The music moves into a different gear. In a low voice, the narrator
sums up the years that followed his wedding (at age 19)

   I got a job in construction
   For the Johnstown company
   But lately there ain't much work
   ... on account of the economy.

   All those things that seemed so important
   Well, Mister, they vanished right into the earth
   Now I act like dont remember, Mary acts like she dont care...

Almost without pause, the song hits on a raw nerve:

   But I remember us riding in my brother's car,
   Her body wet and tanned down at the reservoir.
   At night on the banks I'd lie awake
   And pull her close just to feel each breathe she'd take.

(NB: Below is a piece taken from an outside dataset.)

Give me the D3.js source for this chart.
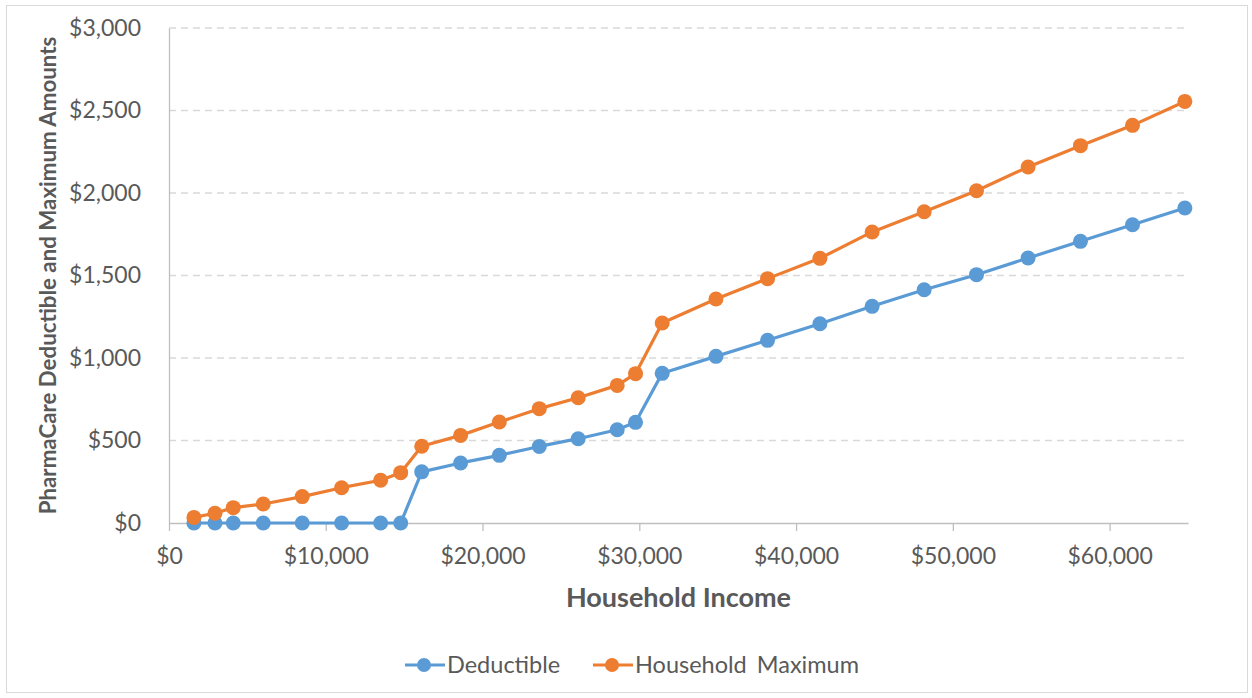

   Now those memories come back to haunt me
   They haunt me like a curse
   Is a dream alive that dont come true
   Or is something worse...

   ... that sends me
   Down to the river
   Though I know the river is dry
   Down to the river tonight.

I think that that is a more than eloquent testimony. A fiction (?)
which speaks an important truth. And poses an important question? "Is a dream alive,
that dont come true?"

"Or is it something worse?" Bruce Springsteen, the singer/storyteller
has convincingly created a young man robbed of educational
opportunities, robbed of even the (dubious?) dignity of manual
labour, able succinctly to pose an important question. It is posed
here in personal terms. (And not too pretentious to say "existential"
terms) but it is surely related to the kind of experience that everyone on the left has lived all
through this century.

I have already mentioned Bert Brecht. To Benjamin's evident enjoyment
Brecht planned to satirise the Frankfurt intellectuals in his
TUI-novel. Brecht's imagination extended to the experience of
ordinary folk. Adorno, Bloch and Benjamin all wrote very clever
things about the distortions of working class consciousness. Brecht
succeeds again and again in distilling wisdom from the crushing
experiences of ordinary folk.

I dont think ALL of Bruce Springsteen's music is wonderful. Nor all
of his poetry magnificent. But if we are concerned about the dreams
which are alive in our world - we cannot dismiss all popular culture
as the cynical production of dream-factories. We should not ignore
the eloquence and integrity of a songsmith like Bruce.

Apologies for the length of this. I will confine myself in future.